USE OF TECHNOLOGY: The integration of technology is probably the biggest change. Omnichannel retailing and integrating technology adds to the convenience and connection to the shopper. This is probably the biggest change in shopping centers in the past 10 years and will continue to change since technology is changing so rapidly.

ANCHORS AWAY: Many of the big box retailers are struggling to compete and are downsizing or closing stores, which has created opportunities for shopping center and mall owners. Today, with the emphasis on maximizing space due to the high cost of land and the lack of development opportunities, owners are examining the option of pushing out beyond the walls of the enclosed mall to create a multi-use environment that might include residential, hotel, shopping, dining and/or office uses, much like what is found along the vibrant streets of the greatest downtown districts around the country. They want to transform their tired and partially vacant enclosed mall or big-box space into a vibrant, 24/7 mixed-use activity center. And, it is not just the larger regional malls and community centers that are looking to reposition themselves, it is also smaller, neighborhood centers too.

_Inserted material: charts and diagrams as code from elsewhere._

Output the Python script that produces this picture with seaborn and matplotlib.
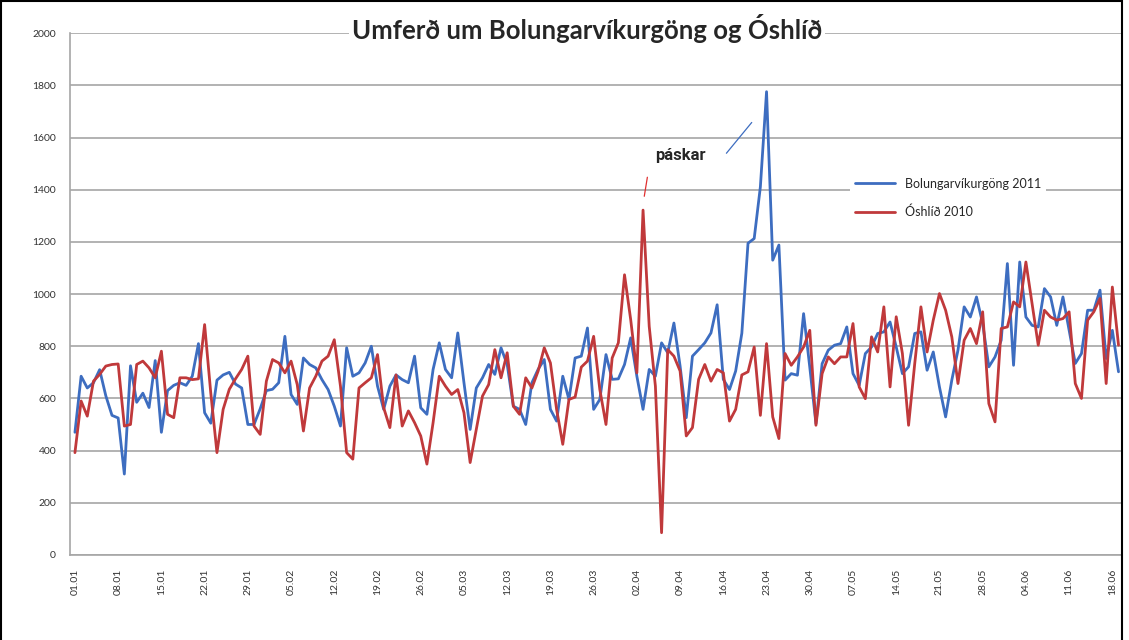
import pandas as pd
import seaborn as sns
import matplotlib.pyplot as plt
from matplotlib.patches import Rectangle

# daily traffic, 01.01 - 19.06
bolungarvik_2011 = [
    470, 685, 640, 660, 710, 610, 535, 525, 310, 725, 585, 620, 565, 745,
    470, 630, 650, 660, 650, 685, 810, 545, 505, 670, 690, 700, 655, 640,
    500, 500, 560, 630, 635, 660, 838, 615, 577, 755, 730, 717, 672, 634,
    570, 494, 794, 685, 698, 736, 800, 647, 558, 647, 690, 672, 660, 762,
    564, 539, 711, 813, 711, 679, 851, 660, 481, 640, 679, 730, 692, 794,
    730, 570, 558, 500, 660, 711, 749, 558, 513, 685, 596, 755, 762, 870,
    558, 596, 768, 673, 675, 730, 832, 685, 558, 711, 685, 813, 775, 889,
    724, 526, 762, 787, 813, 851, 959, 673, 634, 705, 850, 1195, 1213, 1411,
    1776, 1130, 1188, 670, 695, 689, 925, 720, 503, 733, 785, 804, 810, 874,
    695, 650, 772, 797, 849, 855, 893, 797, 695, 721, 849, 855, 708, 778,
    644, 529, 670, 785, 951, 912, 989, 887, 721, 759, 823, 1117, 727, 1123,
    912, 880, 874, 1021, 989, 880, 989, 861, 734, 772, 938, 938, 1015, 753,
    861, 702,
]
oshlid_2010 = [
    392, 590, 532, 666, 692, 724, 730, 732, 494, 500, 730, 743, 717, 679,
    781, 539, 526, 679, 679, 672, 675, 883, 620, 392, 558, 635, 675, 711,
    762, 494, 462, 666, 749, 736, 698, 743, 653, 475, 640, 685, 743, 762,
    825, 647, 392, 367, 640, 660, 679, 768, 564, 488, 690, 494, 552, 507,
    456, 348, 507, 685, 647, 615, 634, 545, 354, 481, 609, 653, 787, 679,
    775, 570, 539, 679, 640, 704, 794, 736, 558, 424, 596, 605, 720, 743,
    838, 634, 500, 755, 813, 1074, 902, 698, 1322, 876, 647, 85, 787, 762,
    705, 456, 488, 673, 730, 666, 711, 698, 513, 558, 690, 702, 797, 535,
    810, 529, 446, 772, 727, 759, 797, 861, 497, 695, 759, 733, 759, 759,
    887, 644, 599, 836, 778, 951, 644, 913, 772, 497, 734, 951, 778, 900,
    1002, 938, 836, 657, 823, 868, 810, 932, 580, 510, 868, 874, 970, 951,
    1123, 963, 804, 938, 912, 900, 906, 932, 657, 600, 900, 932, 983, 657,
    1027, 804,
]
tick_labels = ['01.01', '08.01', '15.01', '22.01', '29.01', '05.02', '12.02',
               '19.02', '26.02', '05.03', '12.03', '19.03', '26.03', '02.04',
               '09.04', '16.04', '23.04', '30.04', '07.05', '14.05', '21.05',
               '28.05', '04.06', '11.06', '18.06']
series_names = ['Bolungarvíkurgöng 2011', 'Óshlíð 2010']

n = len(bolungarvik_2011)
df = pd.DataFrame({'dagur': list(range(n)) * 2,
                   'umferd': bolungarvik_2011 + oshlid_2010,
                   'leid': [series_names[0]] * n + [series_names[1]] * n})

sns.set_style('white')
plt.rcParams['font.family'] = ['Lato', 'DejaVu Sans']

fig = plt.figure(figsize=(11.29, 6.4), dpi=100)
ax = fig.add_axes([0.062, 0.133, 0.932, 0.815])

sns.lineplot(data=df, x='dagur', y='umferd', hue='leid', ax=ax,
             palette=['#3d6dc0', '#c0393b'], linewidth=2.0)

ax.set_xlim(-0.8, 169.6)
ax.set_ylim(0, 2000)
ax.set_yticks(range(0, 2001, 200))
ax.tick_params(axis='y', labelsize=7.5, colors='#333333', length=0, pad=10)
ax.set_xticks(range(0, n, 7))
ax.set_xticklabels(tick_labels, rotation=90, fontsize=7.5, color='#333333')
ax.tick_params(axis='x', length=4, color='#999999', direction='out', pad=6)
ax.yaxis.grid(True, color='#a6a6a6', linewidth=1.2)
ax.set_axisbelow(True)
ax.set_xlabel('')
ax.set_ylabel('')
for s in ['top', 'right']:
    ax.spines[s].set_visible(False)
for s in ['left', 'bottom']:
    ax.spines[s].set_color('#a6a6a6')
    ax.spines[s].set_linewidth(1.2)

leg = ax.legend(loc='upper left', bbox_to_anchor=(0.735, 0.745), frameon=True,
                fontsize=9, handlelength=3.2, labelspacing=1.3,
                facecolor='white', edgecolor='none', framealpha=1)

# páskar annotation
ax.text(98, 1532, 'páskar', fontsize=12, fontweight='bold',
        family=['Roboto', 'DejaVu Sans'], ha='center', va='center')
ax.plot([105.5, 109.6], [1540, 1658], color='#3d6dc0', lw=0.9)
ax.plot([92.7, 92.2], [1448, 1375], color='#e03030', lw=0.9)

fig.text(0.52, 0.956, 'Umferð um Bolungarvíkurgöng og Óshlíð', fontsize=18.5,
         fontweight='bold', ha='center', va='center',
         bbox=dict(facecolor='white', edgecolor='none', pad=2))

fig.patches.append(Rectangle((0.001, -0.01), 0.993, 1.008, transform=fig.transFigure,
                             fill=False, edgecolor='black', linewidth=1.5))

plt.savefig('out.png', dpi=100)
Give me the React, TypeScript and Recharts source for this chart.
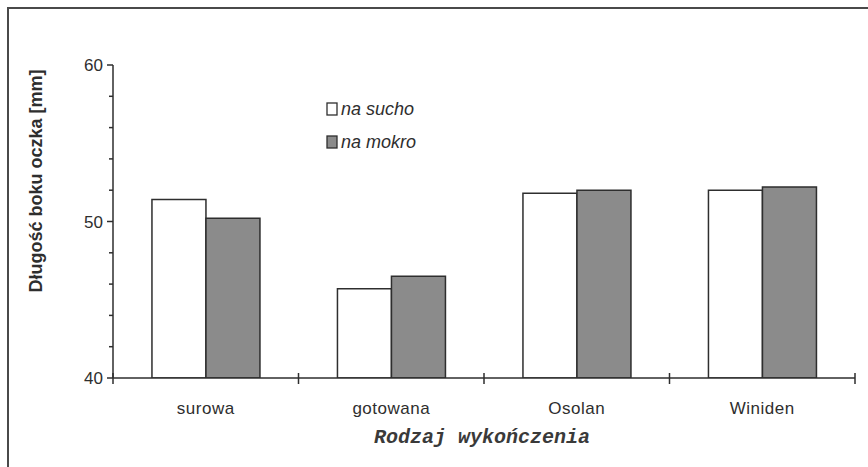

AUTHENTIC EXPERIENCES: Also, as so many items can be purchased online, people will still go to brick-and-mortar stores to have ‘experiences.’ Savvy retailers (and shopping center owners) are finding ways to offer hands-on experiences that will draw shoppers into their stores and shopping center. Guest speakers, classes or workshops, tastings, demonstrations and more.

Designed by KTGY, Artisan Alley at the Diamond in Lake Elsinore, California, focuses on places to congregate unlike traditional enclosed malls, emphasizing human-scaled interaction and experiences.